Continuano a suscitare perplessità le disposizioni anticipate di trattamento. Emerge una visione segnata da un individualismo radicale che non tiene conto delle relazioni interpersonali
Il 13 marzo, alla Camera dei Deputati, si è svolta la discussione sulla legge del testamento biologico. Ci sono state quattro ore di discussione in un’aula deserta. La punta massima dei presenti è stata di 20 unità su un totale di 630. L’argomento è di quelli “sensibili” e non lascia indifferenti, tutta via sembra che nessuno se ne accorga. I media, stranamente, sono quasi silenti, anche se la Commissione Affari Sociali della Camera dei Deputati ha lavorato, malgrado forti contrasti interni, per far giungere velocemente il testo in aula, come è accaduto anche con la Legge Cirinnà sulle unioni civili.
Non si può non constatare come certe leggi riescano ad avere le approvazioni con velocità inconsuete per il Parlamento italiano, mentre altre vanno a passo di lumaca, rinviate dalla Camera al Senato e viceversa. Qualche esempio: non si sa quando vedranno la luce la legge elettorale e la riforma costituzionale, che sembravano fatte già l’indomani del referendum.
Comunque, per tornare all’attualità, la legge in discussione si chiama “Norme in materia di consenso informato e di disposizioni anticipate di trattamento” e si propone di regolamentare la questione del fine vita. Nell’affrontare il tema non si può ignorare che ci sono diversi modi di intendere la persona, i suoi diritti, i suoi doveri.
Quella che sta emergendo nel nostro mondo è una visione segnata da un individualismo radicale. Scorrendo gli articoli della legge in discussione emerge chiaramente la centralità del singolo soggetto, chiamato alla sua autodeterminazione individualistica senza tener conto della relazione interpersonale tra paziente, medico e familiari. Il punto che fa discutere, anche se l’ideologia di fondo è quella descritta e difficilmente modificabile, è quello che introduce i “Dat”, cioè le “Disposizioni Anticipate di trattamento”.
Si legge: “Ogni persona maggiorenne in previsione di una propria futura incapacità di autodeterminarsi può, attraverso disposizioni anticipate di trattamento (Dat), esprimere le proprie convinzioni e preferenze in materia di trattamenti sanitari, nonché il consenso o il rifiuto rispetto a scelte terapeutiche e a singoli trattamenti sanitari, ivi comprese le pratiche di nutrizione e idratazione artificiali”. Di fronte a questa scelta assolutamente individuale la figura del medico viene ridotta a quella di un semplice esecutore di una volontà altrui, visto che, stando così le cose, la legge prevede che la volontà del paziente sia vincolante, non riconoscendo a chi lo ha in cura neppure la possibilità di agire secondo coscienza, in evidente contrasto con l’impegno ad agire “in scienza e coscienza”.
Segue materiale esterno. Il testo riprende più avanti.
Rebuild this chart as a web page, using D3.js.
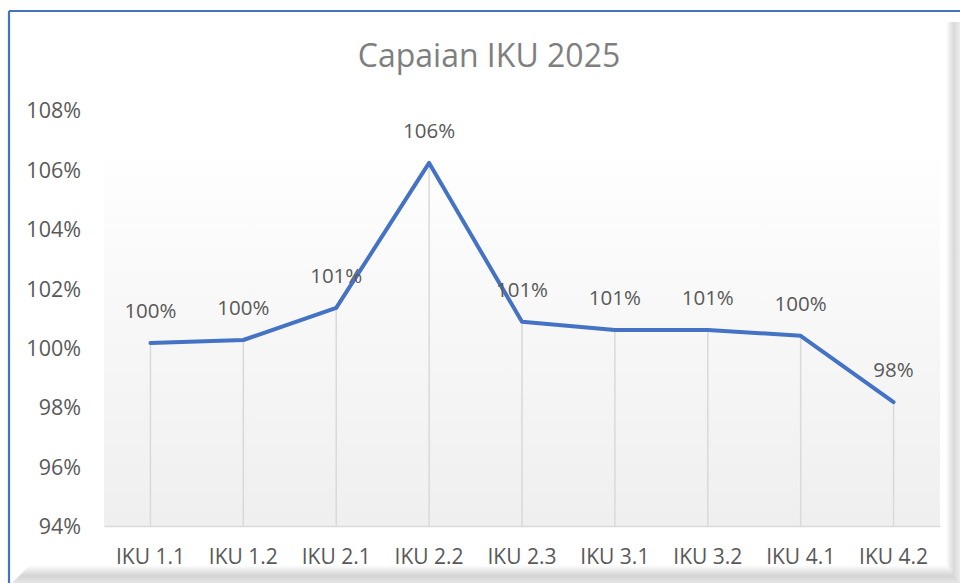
<!DOCTYPE html>
<html>
<head>
<meta charset="utf-8">
<script src="https://cdn.jsdelivr.net/npm/d3@7"></script>
<style>
  html, body { margin: 0; padding: 0; background: #ffffff; }
  svg { display: block; font-family: "Open Sans", "DejaVu Sans", sans-serif; }
</style>
</head>
<body>
<svg id="chart" width="960" height="583"></svg>
<script>
// Capaian IKU 2025 — achievement per indicator
const categories = ["IKU 1.1", "IKU 1.2", "IKU 2.1", "IKU 2.2", "IKU 2.3", "IKU 3.1", "IKU 3.2", "IKU 4.1", "IKU 4.2"];
const achievement = [100.16, 100.26, 101.34, 106.22, 100.87, 100.6, 100.6, 100.4, 98.17];
const valueLabels = ["100%", "100%", "101%", "106%", "101%", "101%", "101%", "100%", "98%"];
const yTicks = [94, 96, 98, 100, 102, 104, 106, 108];
const title = "Capaian IKU 2025";

const W = 960, H = 583;
const plot = { left: 104, right: 940, top: 110, bottom: 526 };

const svg = d3.select("#chart");
const defs = svg.append("defs");

// plot-area fill: white fading to light gray
const bg = defs.append("linearGradient").attr("id", "plotFill")
  .attr("x1", 0).attr("y1", 0).attr("x2", 0).attr("y2", 1);
bg.append("stop").attr("offset", "0%").attr("stop-color", "#fefefe");
bg.append("stop").attr("offset", "100%").attr("stop-color", "#efefef");

// frame shadows (right and bottom)
const shR = defs.append("linearGradient").attr("id", "shadowR")
  .attr("x1", 0).attr("y1", 0).attr("x2", 1).attr("y2", 0);
shR.append("stop").attr("offset", "0%").attr("stop-color", "#ffffff");
shR.append("stop").attr("offset", "55%").attr("stop-color", "#d9d9d9");
shR.append("stop").attr("offset", "100%").attr("stop-color", "#ececec");
const shB = defs.append("linearGradient").attr("id", "shadowB")
  .attr("x1", 0).attr("y1", 0).attr("x2", 0).attr("y2", 1);
shB.append("stop").attr("offset", "0%").attr("stop-color", "#ffffff");
shB.append("stop").attr("offset", "60%").attr("stop-color", "#d4d4d4");
shB.append("stop").attr("offset", "100%").attr("stop-color", "#e6e6e6");

svg.append("rect").attr("x", 0).attr("y", 0).attr("width", W).attr("height", H).attr("fill", "#ffffff");

// shadows
svg.append("rect").attr("x", 946).attr("y", 22).attr("width", 14).attr("height", H - 22).attr("fill", "url(#shadowR)");
svg.append("path")
  .attr("d", `M12,583 L30,565 L946,565 L960,583 Z`)
  .attr("fill", "url(#shadowB)");

// frame border (top and left)
svg.append("line").attr("x1", 9).attr("x2", W).attr("y1", 11).attr("y2", 11)
  .attr("stroke", "#4472c4").attr("stroke-width", 2.2);
svg.append("line").attr("x1", 9).attr("x2", 9).attr("y1", 11).attr("y2", H)
  .attr("stroke", "#4472c4").attr("stroke-width", 2.2);

const x = d3.scaleBand().domain(categories).range([plot.left, plot.right]);
const y = d3.scaleLinear().domain([94, 108]).range([plot.bottom, plot.top]);

// plot area
svg.append("rect")
  .attr("x", plot.left).attr("y", 160)
  .attr("width", plot.right - plot.left).attr("height", plot.bottom - 160)
  .attr("fill", "url(#plotFill)");

// title
svg.append("text")
  .attr("x", 489).attr("y", 67)
  .attr("text-anchor", "middle")
  .attr("font-size", 32)
  .attr("fill", "#7f7f7f")
  .text(title);

// y axis (labels only)
const yAxis = d3.axisLeft(y).tickValues(yTicks).tickFormat(d => d + "%").tickSize(0).tickPadding(0);
const gy = svg.append("g").attr("transform", `translate(81,0)`).call(yAxis);
gy.select(".domain").remove();
gy.selectAll("text").attr("font-size", 21.5).attr("fill", "#595959")
  .attr("font-family", "'Open Sans', sans-serif").attr("dy", "0.36em");

// x axis
const xAxis = d3.axisBottom(x).tickSize(0).tickPadding(0);
const gx = svg.append("g").attr("transform", `translate(0,${plot.bottom})`).call(xAxis);
gx.select(".domain").attr("stroke", "#d9d9d9").attr("stroke-width", 1.5);
gx.selectAll("text").attr("font-size", 21).attr("fill", "#595959")
  .attr("font-family", "'Open Sans', sans-serif").attr("y", 38).attr("dy", 0);

const cx = d => x(d) + x.bandwidth() / 2;

// drop lines
svg.append("g").selectAll("line").data(categories).join("line")
  .attr("x1", d => cx(d)).attr("x2", d => cx(d))
  .attr("y1", (d, i) => y(achievement[i])).attr("y2", plot.bottom)
  .attr("stroke", "#d9d9d9").attr("stroke-width", 1.5);

// series line
const line = d3.line().x((d, i) => cx(categories[i])).y(d => y(d));
svg.append("path").datum(achievement)
  .attr("d", line)
  .attr("fill", "none")
  .attr("stroke", "#4472c4")
  .attr("stroke-width", 4)
  .attr("stroke-linejoin", "round")
  .attr("stroke-linecap", "round");

// data labels
svg.append("g").selectAll("text").data(achievement).join("text")
  .attr("x", (d, i) => cx(categories[i]))
  .attr("y", d => y(d) - 25)
  .attr("text-anchor", "middle")
  .attr("font-size", 20.5)
  .attr("fill", "#595959")
  .text((d, i) => valueLabels[i]);
</script>
</body>
</html>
Nel testo non è prevista neppure alcuna forma di informazione sanitaria del paziente, ad opera del medico curante o di altri titolati, circa le conseguenze concrete delle sue scelte. C’è un appello del Centro studi Livatino, firmato da oltre 250 giuristi, tra cui i giudici emeriti della Corte Costituzionale Paolo Maddalena e Fernando Santosuosso, impegnati a vario titolo nella formazione, nell’attività forense e nella giurisdizione, nel quale si esprime una forte preoccupazione per le tematiche trattate. In questa proposta di legge “sono scomparsi il riconoscimento del diritto inviolabile della vita umana, il divieto di qualunque forma di eutanasia, di omicidio del consenziente e di aiuto al suicidio”. La nutrizione e l’idratazione artificiali sono qualificati come trattamenti sanitari, non più considerati sostegni vitali, per cui possono essere sospesi come un qualsiasi farmaco.